## EXERCISE
Transcribe every line exactly and omit anything that is a picture.

—————

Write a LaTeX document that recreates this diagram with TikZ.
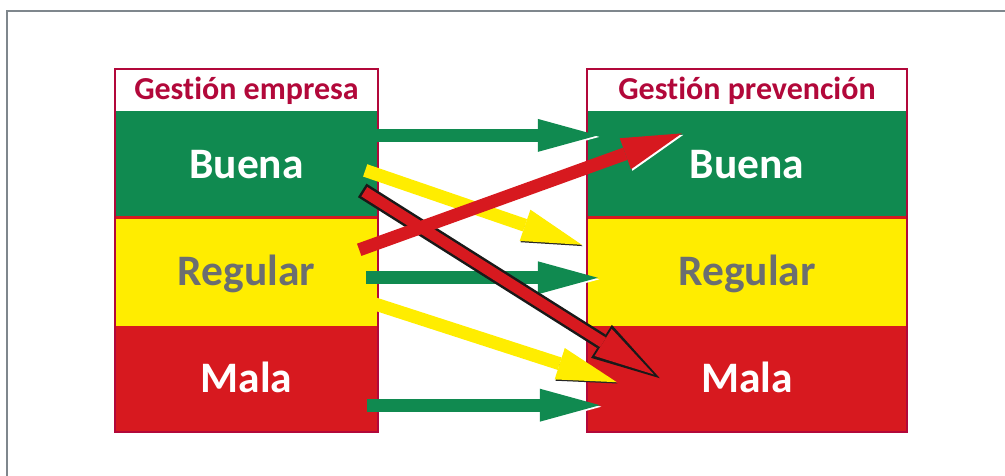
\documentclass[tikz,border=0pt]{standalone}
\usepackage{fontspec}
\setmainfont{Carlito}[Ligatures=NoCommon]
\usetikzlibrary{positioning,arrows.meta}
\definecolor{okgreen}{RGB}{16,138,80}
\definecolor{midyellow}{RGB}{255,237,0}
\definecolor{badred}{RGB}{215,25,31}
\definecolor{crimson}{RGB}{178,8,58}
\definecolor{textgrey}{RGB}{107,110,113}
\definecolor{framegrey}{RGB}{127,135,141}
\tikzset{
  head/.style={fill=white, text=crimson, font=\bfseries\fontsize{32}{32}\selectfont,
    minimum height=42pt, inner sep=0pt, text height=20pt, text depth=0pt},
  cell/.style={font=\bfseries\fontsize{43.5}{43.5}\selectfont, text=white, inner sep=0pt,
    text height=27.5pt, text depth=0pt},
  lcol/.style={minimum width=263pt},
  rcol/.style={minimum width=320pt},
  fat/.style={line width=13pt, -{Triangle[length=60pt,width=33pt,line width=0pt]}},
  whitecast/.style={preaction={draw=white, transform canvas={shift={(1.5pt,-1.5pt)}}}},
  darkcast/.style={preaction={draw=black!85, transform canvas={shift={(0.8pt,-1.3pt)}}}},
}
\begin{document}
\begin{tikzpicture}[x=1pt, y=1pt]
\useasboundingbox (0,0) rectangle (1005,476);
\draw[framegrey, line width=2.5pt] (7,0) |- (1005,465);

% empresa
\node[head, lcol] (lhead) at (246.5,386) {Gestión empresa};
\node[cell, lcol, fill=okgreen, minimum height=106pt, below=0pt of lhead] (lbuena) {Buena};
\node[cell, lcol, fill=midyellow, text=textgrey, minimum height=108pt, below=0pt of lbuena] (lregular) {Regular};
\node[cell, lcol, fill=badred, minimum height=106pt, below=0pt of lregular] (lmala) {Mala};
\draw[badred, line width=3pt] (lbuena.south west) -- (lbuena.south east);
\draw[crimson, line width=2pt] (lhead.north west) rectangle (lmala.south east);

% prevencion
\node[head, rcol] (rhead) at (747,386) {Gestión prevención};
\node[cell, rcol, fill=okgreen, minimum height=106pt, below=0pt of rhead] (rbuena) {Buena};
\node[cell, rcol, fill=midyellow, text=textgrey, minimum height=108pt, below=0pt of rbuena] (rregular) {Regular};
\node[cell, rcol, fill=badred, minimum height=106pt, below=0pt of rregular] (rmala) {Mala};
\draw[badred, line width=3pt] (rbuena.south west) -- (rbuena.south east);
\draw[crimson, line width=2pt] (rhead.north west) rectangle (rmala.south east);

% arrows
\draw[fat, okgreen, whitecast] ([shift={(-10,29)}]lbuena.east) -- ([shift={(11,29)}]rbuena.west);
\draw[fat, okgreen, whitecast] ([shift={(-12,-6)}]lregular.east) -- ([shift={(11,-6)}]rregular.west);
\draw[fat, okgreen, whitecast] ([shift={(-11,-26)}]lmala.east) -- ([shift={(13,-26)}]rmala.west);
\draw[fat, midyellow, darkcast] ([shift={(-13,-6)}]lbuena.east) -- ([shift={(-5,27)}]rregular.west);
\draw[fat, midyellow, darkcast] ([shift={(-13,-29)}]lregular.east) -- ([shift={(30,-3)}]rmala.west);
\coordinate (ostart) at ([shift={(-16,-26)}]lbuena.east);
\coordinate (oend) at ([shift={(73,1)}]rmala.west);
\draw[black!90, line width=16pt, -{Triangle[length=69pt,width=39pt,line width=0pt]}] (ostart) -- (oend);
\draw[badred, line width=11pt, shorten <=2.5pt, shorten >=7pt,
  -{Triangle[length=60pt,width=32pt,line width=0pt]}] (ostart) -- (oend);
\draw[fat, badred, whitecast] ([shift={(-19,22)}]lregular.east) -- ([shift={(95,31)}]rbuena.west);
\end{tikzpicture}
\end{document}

—————

## REPLY
Write a LaTeX document that recreates this diagram with TikZ.
\documentclass[tikz,border=0pt]{standalone}
\usepackage{fontspec}
\setmainfont{Carlito}[Ligatures=NoCommon]
\usetikzlibrary{positioning,arrows.meta}
\definecolor{okgreen}{RGB}{16,138,80}
\definecolor{midyellow}{RGB}{255,237,0}
\definecolor{badred}{RGB}{215,25,31}
\definecolor{crimson}{RGB}{178,8,58}
\definecolor{textgrey}{RGB}{107,110,113}
\definecolor{framegrey}{RGB}{127,135,141}
\tikzset{
  head/.style={fill=white, text=crimson, font=\bfseries\fontsize{32}{32}\selectfont,
    minimum height=42pt, inner sep=0pt, text height=20pt, text depth=0pt},
  cell/.style={font=\bfseries\fontsize{43.5}{43.5}\selectfont, text=white, inner sep=0pt,
    text height=27.5pt, text depth=0pt},
  lcol/.style={minimum width=263pt},
  rcol/.style={minimum width=320pt},
  fat/.style={line width=13pt, -{Triangle[length=60pt,width=33pt,line width=0pt]}},
  whitecast/.style={preaction={draw=white, transform canvas={shift={(1.5pt,-1.5pt)}}}},
  darkcast/.style={preaction={draw=black!85, transform canvas={shift={(0.8pt,-1.3pt)}}}},
}
\begin{document}
\begin{tikzpicture}[x=1pt, y=1pt]
\useasboundingbox (0,0) rectangle (1005,476);
\draw[framegrey, line width=2.5pt] (7,0) |- (1005,465);

% empresa
\node[head, lcol] (lhead) at (246.5,386) {Gestión empresa};
\node[cell, lcol, fill=okgreen, minimum height=106pt, below=0pt of lhead] (lbuena) {Buena};
\node[cell, lcol, fill=midyellow, text=textgrey, minimum height=108pt, below=0pt of lbuena] (lregular) {Regular};
\node[cell, lcol, fill=badred, minimum height=106pt, below=0pt of lregular] (lmala) {Mala};
\draw[badred, line width=3pt] (lbuena.south west) -- (lbuena.south east);
\draw[crimson, line width=2pt] (lhead.north west) rectangle (lmala.south east);

% prevencion
\node[head, rcol] (rhead) at (747,386) {Gestión prevención};
\node[cell, rcol, fill=okgreen, minimum height=106pt, below=0pt of rhead] (rbuena) {Buena};
\node[cell, rcol, fill=midyellow, text=textgrey, minimum height=108pt, below=0pt of rbuena] (rregular) {Regular};
\node[cell, rcol, fill=badred, minimum height=106pt, below=0pt of rregular] (rmala) {Mala};
\draw[badred, line width=3pt] (rbuena.south west) -- (rbuena.south east);
\draw[crimson, line width=2pt] (rhead.north west) rectangle (rmala.south east);

% arrows
\draw[fat, okgreen, whitecast] ([shift={(-10,29)}]lbuena.east) -- ([shift={(11,29)}]rbuena.west);
\draw[fat, okgreen, whitecast] ([shift={(-12,-6)}]lregular.east) -- ([shift={(11,-6)}]rregular.west);
\draw[fat, okgreen, whitecast] ([shift={(-11,-26)}]lmala.east) -- ([shift={(13,-26)}]rmala.west);
\draw[fat, midyellow, darkcast] ([shift={(-13,-6)}]lbuena.east) -- ([shift={(-5,27)}]rregular.west);
\draw[fat, midyellow, darkcast] ([shift={(-13,-29)}]lregular.east) -- ([shift={(30,-3)}]rmala.west);
\coordinate (ostart) at ([shift={(-16,-26)}]lbuena.east);
\coordinate (oend) at ([shift={(73,1)}]rmala.west);
\draw[black!90, line width=16pt, -{Triangle[length=69pt,width=39pt,line width=0pt]}] (ostart) -- (oend);
\draw[badred, line width=11pt, shorten <=2.5pt, shorten >=7pt,
  -{Triangle[length=60pt,width=32pt,line width=0pt]}] (ostart) -- (oend);
\draw[fat, badred, whitecast] ([shift={(-19,22)}]lregular.east) -- ([shift={(95,31)}]rbuena.west);
\end{tikzpicture}
\end{document}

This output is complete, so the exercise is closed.